Tuesday, June 1, 2010

Lessons learned from…Julia Child

I have just finished reading Julia Child’s My Life in France. When she and Paul first went to Paris in 1948, she knew nothing of the language, culture or food. She could easily have kept it that way, holed herself inside her flat, hired a servant to cook her meals and socialized only with expatriate wives. But she did not. She jumped in with both feet – “took the bull by the tail” as my mother would say (a confused amalgam of “took the bull by the horns” and “had the world by the tail” which happens to fit perfectly in this case.) Immersed inside her world of ‘Cookery’ and ‘Marketing’, she taught frigid Americans the pleasures of la cuisine Francaise.

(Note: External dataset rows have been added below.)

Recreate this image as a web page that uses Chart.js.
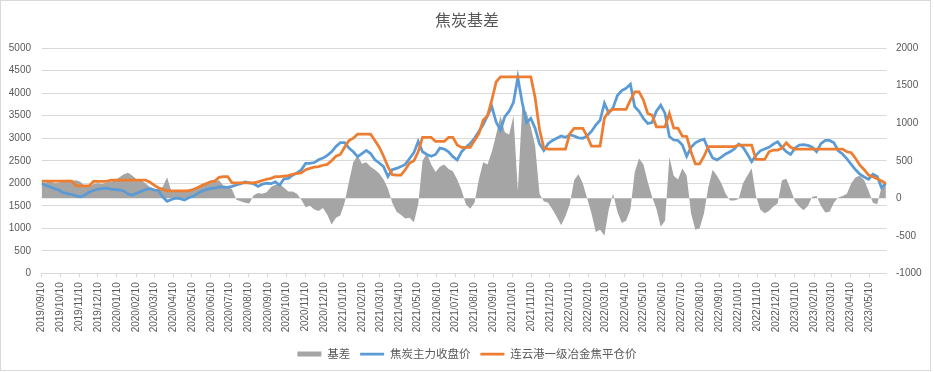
<!DOCTYPE html>
<html>
<head>
<meta charset="utf-8">
<script src="https://cdn.jsdelivr.net/npm/chart.js@4/dist/chart.umd.min.js"></script>
<style>
html,body{margin:0;padding:0;background:#fff;}
#wrap{width:934px;height:372px;}
</style>
</head>
<body>
<div id="wrap"><canvas id="c" width="934" height="372"></canvas></div>
<script>
const chartTitle = '焦炭基差';
const seriesNames = ['基差', '焦炭主力收盘价', '连云港一级冶金焦平仓价'];
const startDate = '2019-09-10';
const stepDays = 7;

const futures = [
  2000,1950,1920,1880,1850,1790,1770,1750,1720,1700,
  1740,1800,1840,1870,1880,1890,1870,1860,1850,1830,
  1760,1740,1780,1820,1860,1880,1850,1840,1700,1600,
  1640,1670,1660,1630,1680,1710,1770,1820,1860,1880,
  1890,1920,1915,1910,1930,1960,1990,2030,2010,1990,
  1930,1980,2000,1990,2030,1960,2100,2110,2180,2230,
  2300,2440,2440,2460,2520,2560,2620,2700,2820,2900,
  2900,2780,2700,2590,2660,2730,2660,2520,2450,2370,
  2150,2300,2330,2370,2420,2550,2680,2930,2700,2640,
  2600,2640,2780,2760,2700,2590,2520,2700,2800,2880,
  3000,3150,3300,3500,3700,3360,3180,3480,3600,3800,
  4350,3800,3350,3440,3220,2880,2730,2880,2950,3000,
  3050,3020,3080,3050,3010,3000,3050,3150,3290,3400,
  3780,3560,3680,3950,4060,4110,4200,3700,3600,3440,
  3330,3350,3600,3736,3550,3040,2960,2950,2850,2600,
  2800,2900,2950,2980,2750,2560,2520,2580,2650,2700,
  2760,2870,2800,2650,2480,2620,2720,2760,2800,2870,
  2920,2800,2700,2640,2780,2850,2860,2840,2800,2700,
  2880,2950,2950,2900,2720,2650,2540,2420,2300,2200,
  2140,2090,2200,2150,1900,2000
];

const spot = [
  2050,2050,2050,2050,2050,2050,2050,2050,1940,1940,
  1940,1940,2040,2040,2040,2040,2070,2070,2070,2070,
  2070,2070,2070,2070,2070,2030,1960,1900,1860,1830,
  1830,1830,1830,1830,1830,1860,1900,1950,1990,2030,
  2050,2130,2145,2145,2010,2010,2010,2010,2010,2010,
  2030,2060,2090,2110,2145,2145,2160,2170,2200,2220,
  2230,2300,2330,2360,2370,2400,2420,2500,2600,2640,
  2800,2950,3000,3090,3090,3090,3090,2950,2800,2600,
  2370,2190,2180,2180,2300,2450,2500,2700,3019,3019,
  3019,2930,2930,2930,3019,3019,2850,2796,2796,2796,
  2950,3100,3400,3500,3850,4250,4365,4365,4365,4365,
  4365,4365,4365,4365,3900,3200,2780,2760,2760,2760,
  2760,2760,3100,3220,3220,3220,3050,2826,2826,2826,
  3450,3600,3641,3641,3641,3641,3847,4032,4032,3850,
  3550,3514,3255,3255,3255,3552,3230,3220,3048,3040,
  2700,2430,2430,2600,2811,2811,2811,2811,2811,2811,
  2811,2848,2848,2848,2848,2530,2530,2530,2700,2738,
  2738,2780,2900,2800,2760,2760,2760,2760,2760,2760,
  2760,2760,2760,2760,2760,2760,2700,2680,2550,2400,
  2300,2182,2145,2100,2050,1998
];

const basis = [
  200,210,230,200,210,220,250,230,240,220,
  160,150,190,200,190,210,220,240,280,320,
  340,300,250,240,200,150,130,120,150,280,
  90,100,110,100,120,110,150,170,180,200,
  220,240,170,160,120,-20,-40,-60,-70,40,
  70,60,80,150,180,190,140,90,90,60,
  -20,-120,-100,-150,-170,-130,-220,-350,-260,-230,
  -60,220,480,570,460,480,420,380,330,250,
  130,-60,-180,-220,-270,-260,-320,-80,500,600,
  450,350,420,450,390,360,250,110,-80,-140,
  -60,250,480,450,620,850,1100,880,850,1100,
  100,1200,1150,950,700,60,-40,-60,-150,-250,
  -360,-240,-80,240,320,200,0,-200,-450,-420,
  -500,-150,60,-180,-330,-300,-150,350,530,450,
  220,20,-140,-380,-300,550,300,250,400,300,
  -200,-420,-400,-200,150,380,300,200,60,-30,
  -30,-10,200,300,400,30,-150,-200,-170,-110,
  -70,240,260,120,-40,-110,-160,-100,20,30,
  -100,-190,-180,-60,10,30,60,200,280,300,
  240,100,-60,-80,150,200
];

const tickLabels = [
  '2019/09/10','2019/10/10','2019/11/10','2019/12/10',
  '2020/01/10','2020/02/10','2020/03/10','2020/04/10','2020/05/10','2020/06/10',
  '2020/07/10','2020/08/10','2020/09/10','2020/10/10','2020/11/10','2020/12/10',
  '2021/01/10','2021/02/10','2021/03/10','2021/04/10','2021/05/10','2021/06/10',
  '2021/07/10','2021/08/10','2021/09/10','2021/10/10','2021/11/10','2021/12/10',
  '2022/01/10','2022/02/10','2022/03/10','2022/04/10','2022/05/10','2022/06/10',
  '2022/07/10','2022/08/10','2022/09/10','2022/10/10','2022/11/10','2022/12/10',
  '2023/01/10','2023/02/10','2023/03/10','2023/04/10','2023/05/10'
];

const leftTicks = { min: 0, max: 5000, step: 500 };
const rightTicks = { min: -1000, max: 2000, step: 500 };

// ---- helpers ----
function utc(s) {
  const p = s.split(/[-\/]/).map(Number);
  return Date.UTC(p[0], p[1] - 1, p[2]);
}
const t0 = utc(startDate);
const dayOf = s => (utc(s) - t0) / 86400000;
const tickDays = tickLabels.map(dayOf);
const dates = futures.map((_, i) => i * stepDays);
const xMax = dayOf('2023-06-07');
const pts = arr => arr.map((v, i) => ({ x: dates[i], y: v }));

const GRID = '#D9D9D9';
const TXT = '#595959';
const NUMFONT = "'Liberation Sans', Arial, sans-serif";
const CJKFONT = "'Noto Sans CJK SC', 'Noto Sans', sans-serif";
const LINE_W = 2.75;

const frame = {
  id: 'frame',
  beforeDraw(chart) {
    const c = chart.ctx;
    c.save();
    c.fillStyle = '#ffffff';
    c.fillRect(0, 0, chart.width, chart.height);
    c.restore();
  },
  afterDraw(chart) {
    const c = chart.ctx;
    c.save();
    c.strokeStyle = GRID;
    c.lineWidth = 1;
    c.strokeRect(0.5, 0.5, 930, 370);
    c.restore();
  }
};

new Chart(document.getElementById('c'), {
  type: 'line',
  data: {
    datasets: [
      {
        label: seriesNames[0], data: pts(basis), yAxisID: 'y1',
        borderColor: '#A5A5A5', backgroundColor: '#A5A5A5', borderWidth: 0,
        fill: 'origin', pointRadius: 0, tension: 0, order: 3, legendStyle: 'rect'
      },
      {
        label: seriesNames[1], data: pts(futures), yAxisID: 'y',
        borderColor: '#5B9BD5', backgroundColor: '#5B9BD5', borderWidth: LINE_W,
        fill: false, pointRadius: 0, tension: 0, order: 2, legendStyle: 'line'
      },
      {
        label: seriesNames[2], data: pts(spot), yAxisID: 'y',
        borderColor: '#ED7D31', backgroundColor: '#ED7D31', borderWidth: LINE_W,
        fill: false, pointRadius: 0, tension: 0, order: 1, legendStyle: 'line'
      }
    ]
  },
  options: {
    responsive: false,
    animation: false,
    devicePixelRatio: 1,
    layout: { padding: { left: 0, right: 0, top: 0, bottom: 2.2 } },
    plugins: {
      tooltip: { enabled: false },
      title: {
        display: true, text: chartTitle, color: TXT,
        font: { size: 16, family: CJKFONT, weight: 'normal' },
        padding: { top: 10, bottom: 19 }
      },
      legend: {
        display: true, position: 'bottom',
        labels: {
          color: TXT,
          font: { size: 11.5, family: CJKFONT },
          usePointStyle: true,
          pointStyleWidth: 24,
          boxHeight: 5,
          padding: 10,
          sort: (a, b) => a.datasetIndex - b.datasetIndex,
          generateLabels(chart) {
            const items = Chart.defaults.plugins.legend.labels.generateLabels(chart);
            items.forEach(it => {
              const ds = chart.data.datasets[it.datasetIndex];
              it.pointStyle = ds.legendStyle;
              if (ds.legendStyle === 'rect') { it.lineWidth = 0; it.fillStyle = ds.backgroundColor; }
              else { it.lineWidth = LINE_W; it.strokeStyle = ds.borderColor; }
            });
            return items;
          }
        }
      }
    },
    scales: {
      x: {
        type: 'linear', min: 0, max: xMax,
        afterBuildTicks: s => { s.ticks = tickDays.map(v => ({ value: v })); },
        afterFit: s => { s.height = 65; },
        ticks: {
          autoSkip: false, minRotation: 90, maxRotation: 90, padding: 5,
          color: TXT, font: { size: 10, family: NUMFONT },
          callback: (v, i) => tickLabels[i]
        },
        grid: { display: true, drawOnChartArea: false, drawTicks: true, tickLength: 4, color: GRID },
        border: { display: true, color: GRID }
      },
      y: {
        position: 'left', min: leftTicks.min, max: leftTicks.max,
        afterFit: s => { s.width = 41.5; },
        ticks: { stepSize: leftTicks.step, padding: 10.5, color: TXT, font: { size: 10, family: NUMFONT },
                 callback: v => String(v) },
        grid: { color: GRID, drawTicks: false },
        border: { display: false }
      },
      y1: {
        position: 'right', min: rightTicks.min, max: rightTicks.max,
        afterFit: s => { s.width = 47.5; },
        ticks: { stepSize: rightTicks.step, padding: 9.5, color: TXT, font: { size: 10, family: NUMFONT },
                 callback: v => String(v) },
        grid: { display: false, drawTicks: false },
        border: { display: false }
      }
    }
  },
  plugins: [frame]
});
</script>
</body>
</html>
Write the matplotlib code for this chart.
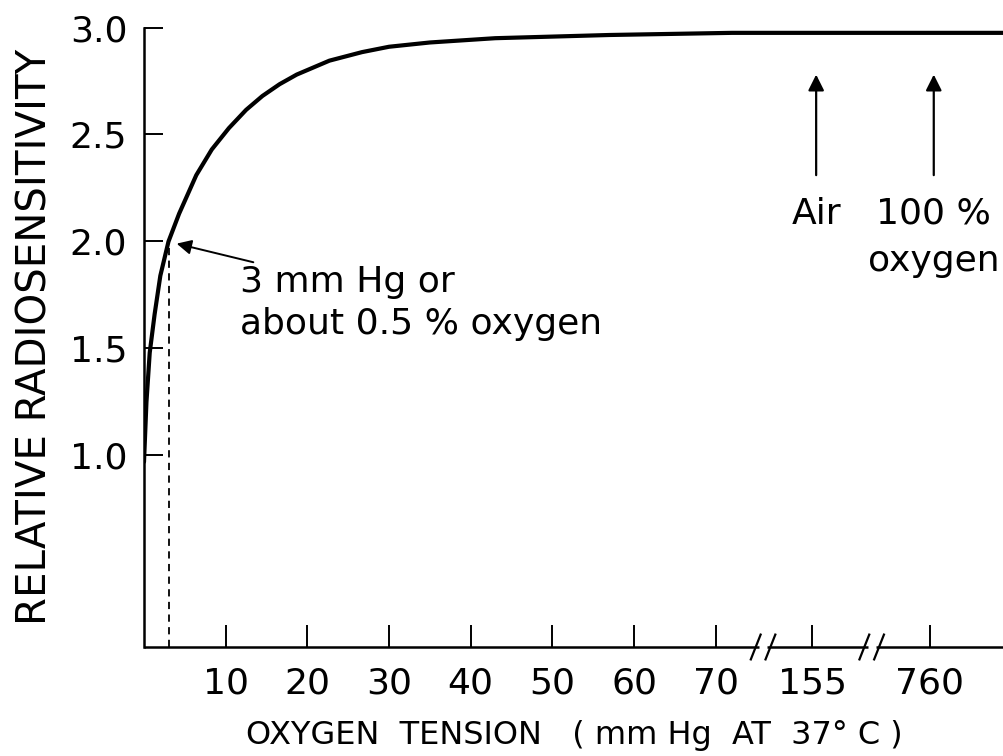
"""Oxygen effect curve: relative radiosensitivity vs oxygen tension."""

import matplotlib
matplotlib.use("Agg")
import matplotlib.pyplot as plt
import numpy as np

# Curve
tension = [0, 0.3, 0.7, 1.3, 2.0, 3.0, 4.3, 6.4, 8.3, 10.4, 12.5, 14.5, 16.6,
           18.7, 22.7, 26.7, 30, 35, 43, 57, 72, 155, 760, 1000]
sensitivity = [0.97, 1.25, 1.48, 1.66, 1.84, 2.0, 2.13, 2.31, 2.43, 2.53, 2.615,
               2.68, 2.735, 2.78, 2.845, 2.885, 2.91, 2.93, 2.95, 2.965, 2.975,
               2.975, 2.975, 2.975]

x_ticks = [10, 20, 30, 40, 50, 60, 70, 155, 760]
x_ticklabels = ["10", "20", "30", "40", "50", "60", "70", "155", "760"]
y_ticks = [1.0, 1.5, 2.0, 2.5, 3.0]
y_ticklabels = ["1.0", "1.5", "2.0", "2.5", "3.0"]

marker_tension = 3.0     # 3 mm Hg, about 0.5 % oxygen
air_tension = 155
oxygen_tension = 760
breaks = [75.8, 89.1]    # axis positions of the // marks

# broken x scale: linear up to 75, then 155 and 760 squeezed in
_real = [0, 75, 155, 760, 1000]
_pos = [0, 75, 81.8, 96.2, 110]


def to_axis(v):
    return np.interp(v, _real, _pos)


plt.rcParams["font.family"] = ["DejaVu Sans"]

fig = plt.figure(figsize=(10.04, 7.56), dpi=100)
ax = fig.add_axes([144 / 1004, 1 - 647 / 756, 1 - 144 / 1004, (647 - 27.5) / 756])

ax.plot(to_axis(tension), sensitivity, color="black", lw=3.0,
        solid_capstyle="round", solid_joinstyle="round")

# dashed drop line at 3 mm Hg
ax.plot([to_axis(marker_tension)] * 2, [0.105, 2.0], color="black", lw=1.3,
        linestyle=(0, (4, 3)))

ax.set_xlim(0, 105.3)
ax.set_ylim(0.105, 3.0)

ax.set_xticks(to_axis(x_ticks))
ax.set_xticklabels(x_ticklabels)
ax.set_yticks(y_ticks)
ax.set_yticklabels(y_ticklabels)
ax.tick_params(axis="x", direction="in", length=16, width=1.4, pad=14,
               labelsize=26)
ax.tick_params(axis="y", direction="in", length=14, width=1.4, pad=12,
               labelsize=26)

for side in ("top", "right", "bottom"):
    ax.spines[side].set_visible(False)
ax.spines["left"].set_linewidth(1.8)

# bottom axis drawn in pieces with // break marks
trans = ax.get_xaxis_transform()
edges = [0] + [v for b in breaks for v in (b - 0.5, b + 0.5)] + [105.3]
for x0, x1 in zip(edges[::2], edges[1::2]):
    ax.plot([x0, x1], [0, 0], color="black", lw=1.8, transform=trans,
            clip_on=False, solid_capstyle="butt")
for b in breaks:
    for dx in (-0.9, 0.9):
        ax.plot([b + dx - 0.6, b + dx + 0.6], [-0.02, 0.02], color="black",
                lw=1.6, transform=trans, clip_on=False)

ax.set_xlabel("OXYGEN  TENSION   ( mm Hg  AT  37° C )", fontsize=23,
              labelpad=14)
ax.set_ylabel("RELATIVE RADIOSENSITIVITY", fontsize=29, labelpad=10)

# annotations
ax.annotate("3 mm Hg or\nabout 0.5 % oxygen", xy=(4.0, 1.99),
            xytext=(11.8, 1.89), fontsize=26, ha="left", va="top",
            linespacing=1.3,
            arrowprops=dict(arrowstyle="-|>", color="black", lw=1.4,
                            mutation_scale=22, shrinkA=0, shrinkB=0))

for t, label in [(air_tension, "Air"), (oxygen_tension, "100 %\noxygen")]:
    xa = to_axis(t) + 0.5
    ax.annotate("", xy=(xa, 2.78), xytext=(xa, 2.31),
                arrowprops=dict(arrowstyle="-|>", color="black", lw=1.6,
                                mutation_scale=24, shrinkA=0, shrinkB=0))
    ax.text(xa, 2.21, label, fontsize=26, ha="center", va="top",
            linespacing=1.5)

fig.savefig("out.png", dpi=100, facecolor="white")
plt.close(fig)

Like Julia, I tend to jump into new projects head first. At a recent meeting, I was told that this is one of my ‘areas for improvement’ (curious euphemism that hardly softens the blow of criticism). But I agree. More reflection before I start a project would do me well and better prepare me for inevitable setbacks. Like Julia says, “Good results require that one take time and care. If one doesn’t use the freshest ingredients or read the whole recipe before starting, and if one rushes through the cooking, the result will be an inferior taste.” Julia seemed to find balance between ardent enthusiasm and stoic fortitude and so must I.

Even though the books are decidedly different, I confess to be surprised at the similarities between My Life in France and Julie Powell’s Julie & Julia, especially since it is rumored that Child did not approve of Powell’s project. Both women were not content to live an uninspired life; and in finding their own inspiration inspired others as well.

How to find my inspiration? I’m not sure yet, but I’ll definitely be approaching the task with enthusiasm and fortitude.